Rothschild went on to become an active figure in historical and urban archaeology in the United States. Much of her research has focused on New York City, a metropolis she has described as "a city of immigrants" whose constant reshaping offers a unique archaeological and documentary record. She has also conducted fieldwork in the American Southwest, integrating archaeological excavation with rich archival sources.

Her work emphasizes how urban archaeological evidence can illuminate the lives of ordinary people and challenge written histories that often privilege elite perspectives. She has highlighted themes of immigration, neighborhood formation, race, gender, and class, arguing that the archaeological record can recover stories excluded from traditional narratives.
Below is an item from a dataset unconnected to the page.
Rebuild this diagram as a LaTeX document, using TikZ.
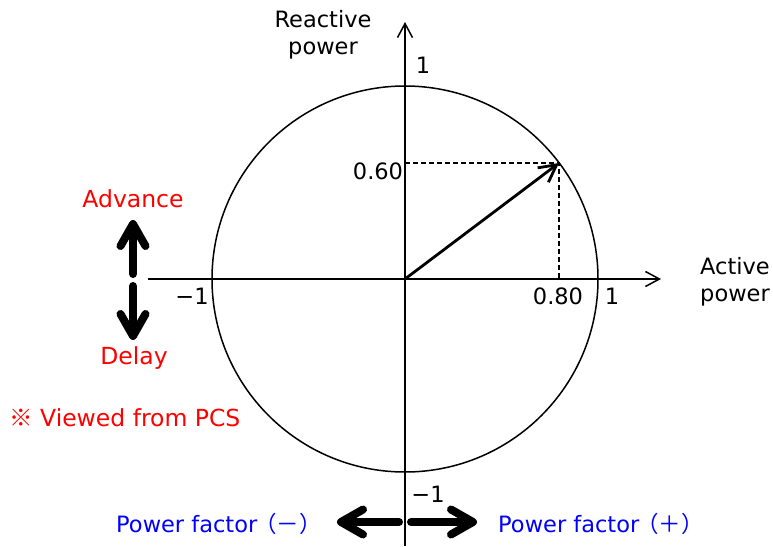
\documentclass[tikz,border=0pt]{standalone}
\usepackage{fontspec}
\setmainfont{DejaVu Sans}
\newfontfamily\cjk{Noto Sans CJK JP}
\usetikzlibrary{arrows.meta}
\begin{document}
\begin{tikzpicture}[x=1pt,y=-1pt,
  axis/.style={line width=1.5pt,-{Straight Barb[length=14pt,width=15pt]}},
  circ/.style={line width=1.5pt},
  dsh/.style={line width=1.2pt,dash pattern=on 5pt off 3pt},
  vec/.style={line width=2.8pt,-{Straight Barb[length=17pt,width=18pt]}},
  thick arrow/.style={line width=8pt,line cap=round,-{Straight Barb[length=22pt,width=25pt,line cap=round,line join=round]}},
  lbl/.style={font=\fontsize{22.5}{27}\selectfont,inner sep=0pt,align=center},
  num/.style={font=\fontsize{22.5}{27}\selectfont,inner sep=0pt},
  redtxt/.style={font=\fontsize{23.5}{27}\selectfont,inner sep=0pt,text=red},
  bluetxt/.style={font=\fontsize{22.5}{27}\selectfont,inner sep=0pt,text=blue}]
\useasboundingbox[fill=white] (0,0) rectangle (773,546);
% axes and circle
\coordinate (O) at (405,279);
\coordinate (ytop) at (405,22);
\coordinate (ybot) at (405,546);
\coordinate (xl) at (148,279);
\coordinate (xr) at (661,279);
\draw[axis] (ybot) -- (ytop);
\draw[axis] (xl) -- (xr);
\draw[circ] (O) circle[radius=193];
% vector
\coordinate (P) at (559,163);
\coordinate (Py) at (405,163);
\coordinate (Px) at (559,279);
\draw[dsh] (Py) -- (P) -- (Px);
\draw[vec] (O) -- (P);
% labels
\node[lbl] (rp) at (323,35) {Reactive\\power};
\node[lbl] (ap) at (735,282) {Active\\power};
\node[num] (one1) at (423,65) {1};
\node[num] (v060) at (378,171) {0.60};
\node[num] (v080) at (558,296) {0.80};
\node[num] (one2) at (612,296) {1};
\node[num] (m1a) at (192,296) {−1};
\node[num] (m1b) at (428,494) {−1};
% advance / delay
\node[redtxt] (adv) at (133,199) {Advance};
\node[redtxt] (del) at (134,358) {Delay};
\coordinate (ua) at (133,274);
\coordinate (ub) at (133,220);
\coordinate (da) at (133,286);
\coordinate (db) at (133,340);
\draw[thick arrow] (ua) -- (ub);
\draw[thick arrow] (da) -- (db);
\node[redtxt,anchor=west] (pcs) at (9,418) {{\cjk ※} Viewed from PCS};
% power factor
\coordinate (la) at (399,522);
\coordinate (lb) at (337,522);
\coordinate (ra) at (411,522);
\coordinate (rb) at (477,522);
\draw[thick arrow] (la) -- (lb);
\draw[thick arrow] (ra) -- (rb);
\node[bluetxt,anchor=east] (pfm) at (322,524) {Power factor\kern-3pt{\cjk （－）}};
\node[bluetxt,anchor=west] (pfp) at (498,524) {Power factor\kern-3pt{\cjk （＋）}};
\end{tikzpicture}
\end{document}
She has increasingly drawn on concepts such as habitus and microhistorical analysis to interpret neighborhoods, households, and social practices.

== Scholarly works ==
Rothschild has authored and coauthored a number of influential books and articles that have helped shape the fields of historical and urban archaeology.

Her scholarship is marked by a focus on the intersections of material culture, social stratification, and the lived experiences of communities often underrepresented in written history.

Her early book Colonial Encounters in a Native American Landscape: The Spanish and Dutch in North America (2003), examined the literary and cultural constructions of colonial encounters, reflecting her interest in the relationship between material and textual evidence.

She later turned to synthetic treatments of urban archaeology, most notably in The Archaeology of American Cities (2014, co-authored with Diana diZerega Wall), which offers a comparative framework for understanding urban development in cities such as New York City, Philadelphia, and Tucson. The volume situates archaeological findings within broader social histories and highlights the roles of race, class, and gender in shaping urban life.

Her most recent book, Buried Beneath the City: An Archaeological History of New York (2022), with Amanda Sutphin, Arthur Bankoff and Jessica Striebel MacLean), integrates archaeological data with archival sources to trace New York's development from a Dutch colonial outpost to a modern metropolis.

The book received the Society for American Archaeology's Popular Book Award, recognizing its accessibility and contribution to public understanding of archaeology.

Beyond her books, Rothschild has published numerous articles and essays on topics including the identification of neighborhoods and subunits within cities, and the role of race and ethnicity in shaping urban communities.

Her studies of sites such as Seneca Village and the Stadt Huys excavation have been particularly influential in advancing methodologies for integrating archaeological and documentary evidence.

== Personal life ==
Rothschild was married to the late Edmund Rothschild, and subsequently to Michael A. Cooper, a New York based lawyer. She has two children and is stepmother to Cooper’s three children. Together they shared homes in North Salem, New York, and Martha’s Vineyard.

== Selected publications ==

- Wall, Diana Dizerega (2019). "Archaeology of Identity and Dissonance"
- Rothschild, Nan A. (2014). "The archaeology of American cities"
- Rothschild, Nan A. (2013). "Tales of Gotham, Historical Archaeology, Ethnohistory and Microhistory of New York City"
- Rothschild, Nan A. (2014). "Colonised bodies, personal and social"
- Rothschild, Nan A. (1990). "New York City neighborhoods: the 18th century"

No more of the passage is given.